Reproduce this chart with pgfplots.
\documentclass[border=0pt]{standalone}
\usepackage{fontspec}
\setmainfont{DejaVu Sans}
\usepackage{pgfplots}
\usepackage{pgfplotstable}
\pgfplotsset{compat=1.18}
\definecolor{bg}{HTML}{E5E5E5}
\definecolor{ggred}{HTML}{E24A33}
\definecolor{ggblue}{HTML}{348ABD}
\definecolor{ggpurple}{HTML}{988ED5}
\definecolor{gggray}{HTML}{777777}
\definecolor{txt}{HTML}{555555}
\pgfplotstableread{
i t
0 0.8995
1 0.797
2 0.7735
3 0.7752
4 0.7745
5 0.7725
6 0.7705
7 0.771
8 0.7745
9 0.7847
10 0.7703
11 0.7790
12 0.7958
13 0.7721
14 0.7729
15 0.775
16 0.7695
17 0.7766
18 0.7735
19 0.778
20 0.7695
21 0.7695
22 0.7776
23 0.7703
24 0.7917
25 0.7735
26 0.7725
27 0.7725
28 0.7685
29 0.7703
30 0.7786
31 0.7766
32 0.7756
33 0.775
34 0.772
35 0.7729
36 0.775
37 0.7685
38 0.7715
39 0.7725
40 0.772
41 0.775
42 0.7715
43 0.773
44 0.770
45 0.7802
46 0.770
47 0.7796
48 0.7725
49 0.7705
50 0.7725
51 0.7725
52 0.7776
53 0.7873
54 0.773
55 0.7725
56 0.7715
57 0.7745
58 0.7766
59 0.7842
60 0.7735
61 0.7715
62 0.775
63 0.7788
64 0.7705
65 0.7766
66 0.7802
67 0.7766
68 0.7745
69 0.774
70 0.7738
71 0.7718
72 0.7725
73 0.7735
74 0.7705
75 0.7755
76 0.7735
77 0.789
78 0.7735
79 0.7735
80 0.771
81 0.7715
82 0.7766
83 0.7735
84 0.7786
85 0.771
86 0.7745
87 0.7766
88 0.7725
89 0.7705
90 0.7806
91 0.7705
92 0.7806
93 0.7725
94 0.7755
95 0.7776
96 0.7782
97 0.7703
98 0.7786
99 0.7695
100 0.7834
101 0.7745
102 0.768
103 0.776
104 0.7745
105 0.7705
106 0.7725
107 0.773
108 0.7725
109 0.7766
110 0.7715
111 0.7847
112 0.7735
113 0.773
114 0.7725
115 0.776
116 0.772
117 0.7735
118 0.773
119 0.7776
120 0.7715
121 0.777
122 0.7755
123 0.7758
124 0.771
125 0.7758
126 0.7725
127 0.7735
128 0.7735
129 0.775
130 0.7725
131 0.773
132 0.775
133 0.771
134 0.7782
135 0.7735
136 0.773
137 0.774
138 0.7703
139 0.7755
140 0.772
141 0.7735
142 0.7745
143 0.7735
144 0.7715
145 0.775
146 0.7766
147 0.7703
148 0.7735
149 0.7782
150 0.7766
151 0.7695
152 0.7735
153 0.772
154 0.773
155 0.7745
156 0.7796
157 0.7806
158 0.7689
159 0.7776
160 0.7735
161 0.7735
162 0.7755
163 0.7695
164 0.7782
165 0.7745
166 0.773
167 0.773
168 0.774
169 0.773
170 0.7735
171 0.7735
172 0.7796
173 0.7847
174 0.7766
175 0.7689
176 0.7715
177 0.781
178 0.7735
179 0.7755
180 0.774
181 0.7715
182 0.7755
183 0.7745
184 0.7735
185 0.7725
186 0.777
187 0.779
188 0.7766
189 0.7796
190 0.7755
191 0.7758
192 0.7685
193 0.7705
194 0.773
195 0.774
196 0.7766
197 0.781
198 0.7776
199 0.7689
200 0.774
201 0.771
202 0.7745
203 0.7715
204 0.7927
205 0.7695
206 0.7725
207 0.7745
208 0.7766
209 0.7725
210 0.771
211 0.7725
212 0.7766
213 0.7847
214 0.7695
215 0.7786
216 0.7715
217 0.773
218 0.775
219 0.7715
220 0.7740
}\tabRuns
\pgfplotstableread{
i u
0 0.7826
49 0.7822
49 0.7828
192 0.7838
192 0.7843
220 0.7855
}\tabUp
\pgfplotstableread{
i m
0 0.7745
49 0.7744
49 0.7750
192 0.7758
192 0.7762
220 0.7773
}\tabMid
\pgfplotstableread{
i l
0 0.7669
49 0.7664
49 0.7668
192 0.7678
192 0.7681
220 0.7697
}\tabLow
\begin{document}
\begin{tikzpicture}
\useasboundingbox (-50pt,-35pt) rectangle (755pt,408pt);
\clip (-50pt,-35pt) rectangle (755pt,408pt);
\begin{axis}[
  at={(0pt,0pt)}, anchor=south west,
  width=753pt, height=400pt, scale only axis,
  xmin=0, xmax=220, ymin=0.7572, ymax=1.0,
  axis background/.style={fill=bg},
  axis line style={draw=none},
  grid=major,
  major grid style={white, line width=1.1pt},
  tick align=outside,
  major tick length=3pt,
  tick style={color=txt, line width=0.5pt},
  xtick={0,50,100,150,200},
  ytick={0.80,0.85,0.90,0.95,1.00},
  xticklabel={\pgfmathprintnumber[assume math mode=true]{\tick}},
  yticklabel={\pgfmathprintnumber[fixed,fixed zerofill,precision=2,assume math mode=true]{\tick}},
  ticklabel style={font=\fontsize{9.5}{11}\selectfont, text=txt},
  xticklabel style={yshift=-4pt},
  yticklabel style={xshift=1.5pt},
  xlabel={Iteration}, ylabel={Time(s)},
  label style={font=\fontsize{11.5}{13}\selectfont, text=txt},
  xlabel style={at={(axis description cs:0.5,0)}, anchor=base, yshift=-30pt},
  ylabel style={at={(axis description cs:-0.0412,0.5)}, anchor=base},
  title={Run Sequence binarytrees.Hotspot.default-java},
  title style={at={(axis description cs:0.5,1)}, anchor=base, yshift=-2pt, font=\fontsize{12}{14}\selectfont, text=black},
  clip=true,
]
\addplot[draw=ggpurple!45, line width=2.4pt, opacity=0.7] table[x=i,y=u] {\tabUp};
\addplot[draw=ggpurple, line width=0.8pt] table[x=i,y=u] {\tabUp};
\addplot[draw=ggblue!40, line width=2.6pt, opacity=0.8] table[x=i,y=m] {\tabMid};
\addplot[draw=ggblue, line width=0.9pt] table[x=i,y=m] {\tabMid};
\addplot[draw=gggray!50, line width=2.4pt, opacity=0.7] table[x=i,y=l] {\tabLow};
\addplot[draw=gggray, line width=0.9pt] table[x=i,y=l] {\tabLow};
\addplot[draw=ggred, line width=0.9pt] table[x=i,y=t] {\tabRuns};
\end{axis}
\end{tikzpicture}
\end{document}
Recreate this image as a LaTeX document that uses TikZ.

> _Given request_
Show every line from the entries above in which "this" appears.

> _Response_
Reproduce this chart with pgfplots.
Recreate this image as a LaTeX document that uses TikZ.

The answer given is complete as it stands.